Sajid Chaudhry, who owns a Shell station at Kenilworth Avenue and East-West Highway in Riverdale Park, said the state notified him two years ago that his station’s site might be needed for a Purple Line station. Chaudhry said he leases the land from an oil distributor.
Chaudhry said he’s worried about how much he would be compensated for a business he paid $300,000 for about 10 years ago and thinks would sell today for $500,000. Unlike other businesses that don’t require underground fuel tanks, Chaudhry said, his can’t easily move.
“It’s a serious, serious loss,” Chaudhry said. “There is a lot of hard work and a lot of my money in there.”
Some of the 50 residences affected are apartment units, Madden said. About 20 are houses along East-West Highway in the Riverdale area. About two dozen of the 60 businesses are in one four-story office building at 1110 Bonifant St. in downtown Silver Spring, he said.

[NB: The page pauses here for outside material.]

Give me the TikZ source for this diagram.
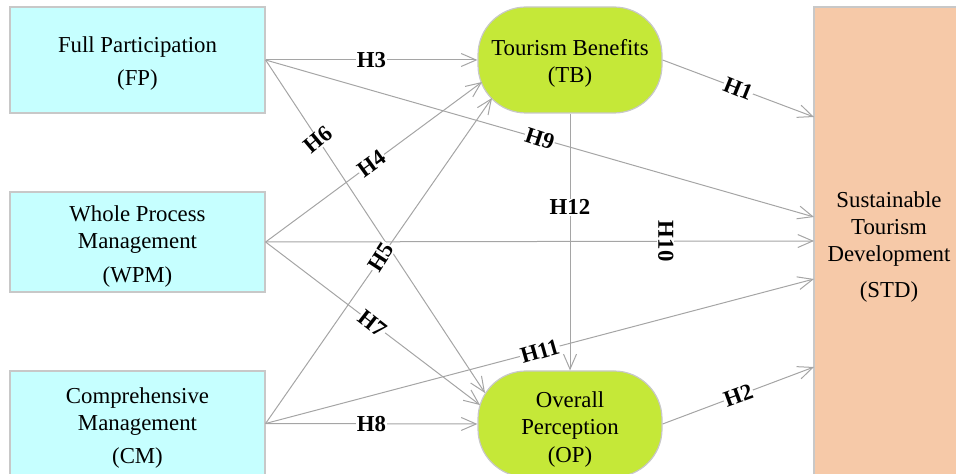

The relocations aren’t a certainty, Madden said. Design changes still could be made to spare more properties, he said, and the project, which is estimated to cost $2.15 billion to build, does not have construction funding.
People who could lose part of their land will be notified after September, when the state expects to receive federal approval of its environmental study, Madden said. State officials previously have said more than 300 properties could be affected; Madden said he did not have a more current number available.
That list of partial property impacts also is “still very fluid,” he said.
The proposed Purple Line would have 21 stops, and two-car trains powered by overhead electrical lines would run mostly along streets. If federal and state funding is secured, officials say, construction could begin in 2015 with the line opening in 2020.
Riverdale Park Mayor Vernon Archer said property owners who stand to lose a home or business have been notified repeatedly and invited to participate in meetings about the rail plan. The state also has spared some businesses and homes through design changes, he said.
“I’m not saying people will be happy,” Archer said, “but they won’t be surprised.”